At Central, we’ve grown over 35% as a ministry since the recession started, but our overall budget in those three years has decreased. We thought we were lean before, now we’re beyond lean. We’re in a new paradigm of how to do ministry altogether. As my friend Mark Driscoll puts it, “Jud, you guys in Vegas are college broke.” In this season of restriction, our church is seeing people grow faster spiritually, and we’re watching new people come to faith in greater numbers than we ever have before. Both of these things are facilitated by the very restriction that frustrates us.

Here are a couple practical ways we learned to see restriction as opportunity.

1. Fight the Martyr Mentality
A martyr mentality focuses on what I don’t have rather than what I do. It is easy to look back on “the good ole’ days” and long for them or to compare ourselves to other ministries in frustration. We think… “We just don’t have the building they have or we can’t attract the talent they can or we just don’t have the money like they do. We aren’t in an affluent area like they are.”

It’s the martyr mentality. We did that for too long at Central. We walked around and thought, “We don’t have any money. It’s all falling apart. The world is ending. What are we going to do?” We finally had to shift beyond that and say, “No more.” No more comparing. No more wallowing and no more whining. We have all we need to impact our community in precisely the way God desires. When we stopped focusing on what we didn’t have and focused on what we did, it was remarkable. We did not have the resources to staff as full as we used to, but the opportunity in it was that unemployment was high so many people in our church had time.

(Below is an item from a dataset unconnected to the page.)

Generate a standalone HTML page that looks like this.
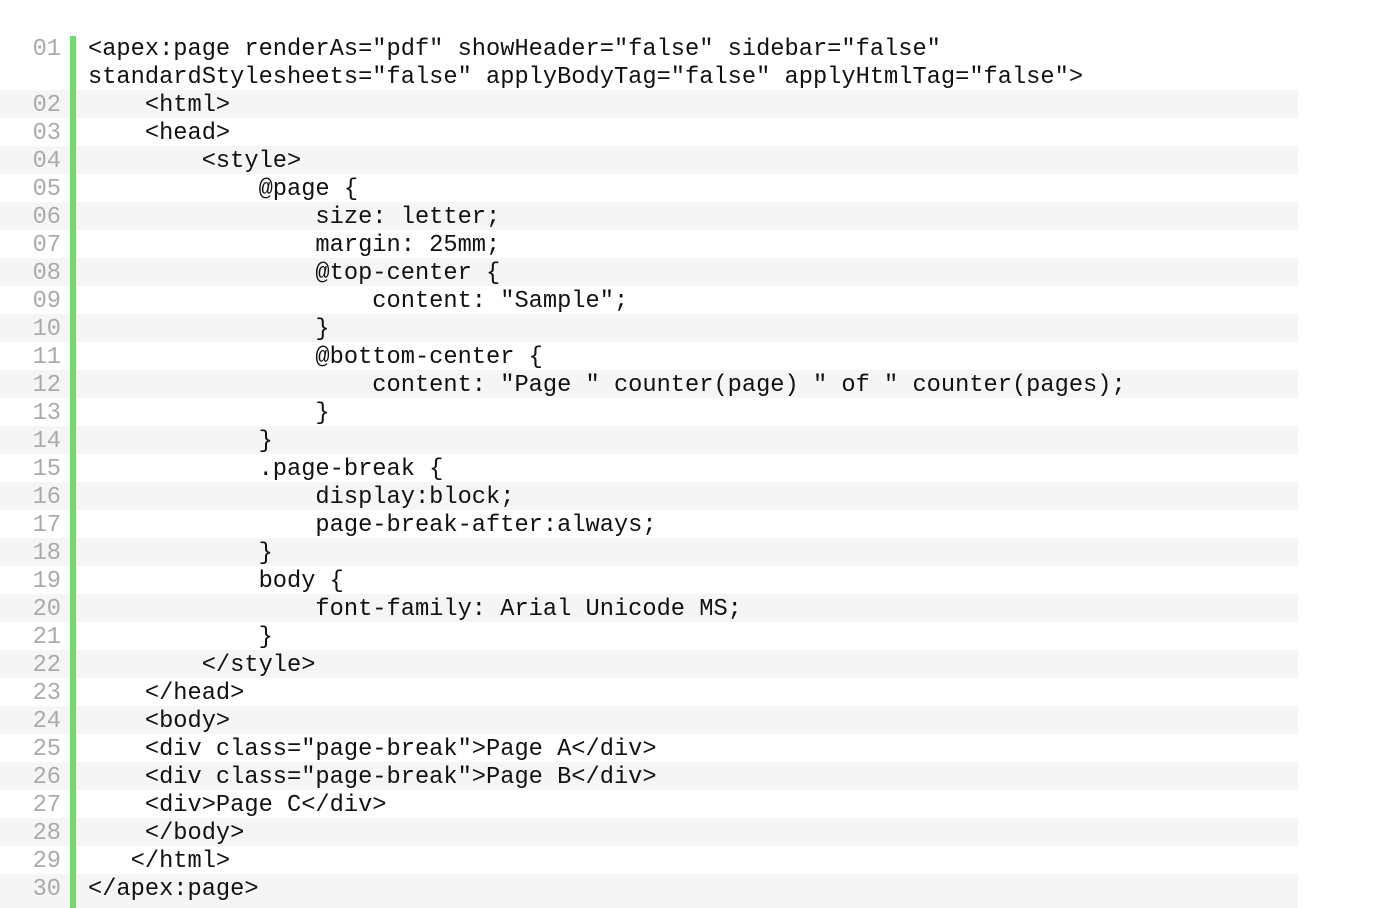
<!DOCTYPE html>
<html><head><style>
body{margin:0;width:1376px;height:908px;background:#fff;overflow:hidden;position:relative;font-family:"Liberation Mono",monospace;font-size:23.7px;}
.r{position:absolute;left:0;width:1298px;height:28px;line-height:28px;white-space:pre;}
.g{background:#f5f5f5;}
.n{position:absolute;left:0;top:2px;width:61px;text-align:right;color:#aaa;}
.c{position:absolute;left:88px;top:2px;color:#111;}
.bar{position:absolute;left:70px;top:36px;width:6px;height:872px;background:#6fdc6f;}
</style></head><body>
<div class="r" style="top:34px;height:56px"><span class="n">01</span><span class="c">&lt;apex:page renderAs="pdf" showHeader="false" sidebar="false"
standardStylesheets="false" applyBodyTag="false" applyHtmlTag="false"&gt;</span></div>
<div class="r g" style="top:90px"><span class="n">02</span><span class="c">    &lt;html&gt;</span></div>
<div class="r" style="top:118px"><span class="n">03</span><span class="c">    &lt;head&gt;</span></div>
<div class="r g" style="top:146px"><span class="n">04</span><span class="c">        &lt;style&gt;</span></div>
<div class="r" style="top:174px"><span class="n">05</span><span class="c">            @page {</span></div>
<div class="r g" style="top:202px"><span class="n">06</span><span class="c">                size: letter;</span></div>
<div class="r" style="top:230px"><span class="n">07</span><span class="c">                margin: 25mm;</span></div>
<div class="r g" style="top:258px"><span class="n">08</span><span class="c">                @top-center {</span></div>
<div class="r" style="top:286px"><span class="n">09</span><span class="c">                    content: "Sample";</span></div>
<div class="r g" style="top:314px"><span class="n">10</span><span class="c">                }</span></div>
<div class="r" style="top:342px"><span class="n">11</span><span class="c">                @bottom-center {</span></div>
<div class="r g" style="top:370px"><span class="n">12</span><span class="c">                    content: "Page " counter(page) " of " counter(pages);</span></div>
<div class="r" style="top:398px"><span class="n">13</span><span class="c">                }</span></div>
<div class="r g" style="top:426px"><span class="n">14</span><span class="c">            }</span></div>
<div class="r" style="top:454px"><span class="n">15</span><span class="c">            .page-break {</span></div>
<div class="r g" style="top:482px"><span class="n">16</span><span class="c">                display:block;</span></div>
<div class="r" style="top:510px"><span class="n">17</span><span class="c">                page-break-after:always;</span></div>
<div class="r g" style="top:538px"><span class="n">18</span><span class="c">            }</span></div>
<div class="r" style="top:566px"><span class="n">19</span><span class="c">            body {</span></div>
<div class="r g" style="top:594px"><span class="n">20</span><span class="c">                font-family: Arial Unicode MS;</span></div>
<div class="r" style="top:622px"><span class="n">21</span><span class="c">            }</span></div>
<div class="r g" style="top:650px"><span class="n">22</span><span class="c">        &lt;/style&gt;</span></div>
<div class="r" style="top:678px"><span class="n">23</span><span class="c">    &lt;/head&gt;</span></div>
<div class="r g" style="top:706px"><span class="n">24</span><span class="c">    &lt;body&gt;</span></div>
<div class="r" style="top:734px"><span class="n">25</span><span class="c">    &lt;div class="page-break"&gt;Page A&lt;/div&gt;</span></div>
<div class="r g" style="top:762px"><span class="n">26</span><span class="c">    &lt;div class="page-break"&gt;Page B&lt;/div&gt;</span></div>
<div class="r" style="top:790px"><span class="n">27</span><span class="c">    &lt;div&gt;Page C&lt;/div&gt;</span></div>
<div class="r g" style="top:818px"><span class="n">28</span><span class="c">    &lt;/body&gt;</span></div>
<div class="r" style="top:846px"><span class="n">29</span><span class="c">   &lt;/html&gt;</span></div>
<div class="r g" style="top:874px;height:34px"><span class="n">30</span><span class="c">&lt;/apex:page&gt;</span></div>
<div class="bar"></div>
</body></html>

We now have dozens of people who work full-time at Central as staff, but they don’t get paid. They are looking for work, but in the process they are using their gifts to give back. Our facility was looking pretty bad due to not spending resources for upkeep. But the opportunity was to involve hundreds of volunteers to keep up our campus. This kind of community ownership is a huge opportunity for churches facing restriction. You can get the ministry done, but you’ll have to rely more and more on others to do it.

2. Find the Yes
When you are in restriction, the answer to most new ideas and innovative programs is no. We start out saying, “Can we do this? No. How about that? No. There is no money. There isn’t enough space. There isn’t enough staff.” Pretty soon your team stops asking. They think it and then answer their own thought—NO. The next step is to stop thinking those thoughts all together. Now the team is completely in neutral.

We went through this cycle over the last three years. We had to eventually get everyone together and say, “The answer is yes. We aren’t starting with no anymore. Yes, we’re going to figure it out. Yes, we’re going to find a way. Yes, we’re not going to say no immediately. Yes, we’re going to explore it. Yes, we’re going to try and do it without money.”

Some of our best ideas came from finding the yes in restriction—from launching church campuses in prisons, to beginning an Online Campus with virtually no financial expense, to an extensive internship program for people considering ministry and to expanding our staff to include many full-time volunteers.

Over the last couple years, Acts 3:6 has meant more to me. Peter and John are walking and they come to a beggar outside the Temple. He looks at them expecting to get something. Peter said, Acts 3:6 (New Living Translation): But Peter said, “I don’t have any silver or gold for you. But I’ll give you what I have. In the name of Jesus Christ the Nazarene, get up and walk!” God is not calling you to give what you don’t have. Peter says, “I’ll give you what I have.” What we have is the power of the gospel of Jesus Christ, which is far more important than the coolest church band, lights or graphics. What we have is the power of the gospel that can transform people’s lives. Like Peter we say, I don’t have ________ , but I’ll give what I have, in the name of Jesus, rise up.

Stop looking around at what you lack and share what you have in the power and love of Jesus. You’ll find that restriction is God’s opportunity waiting to happen.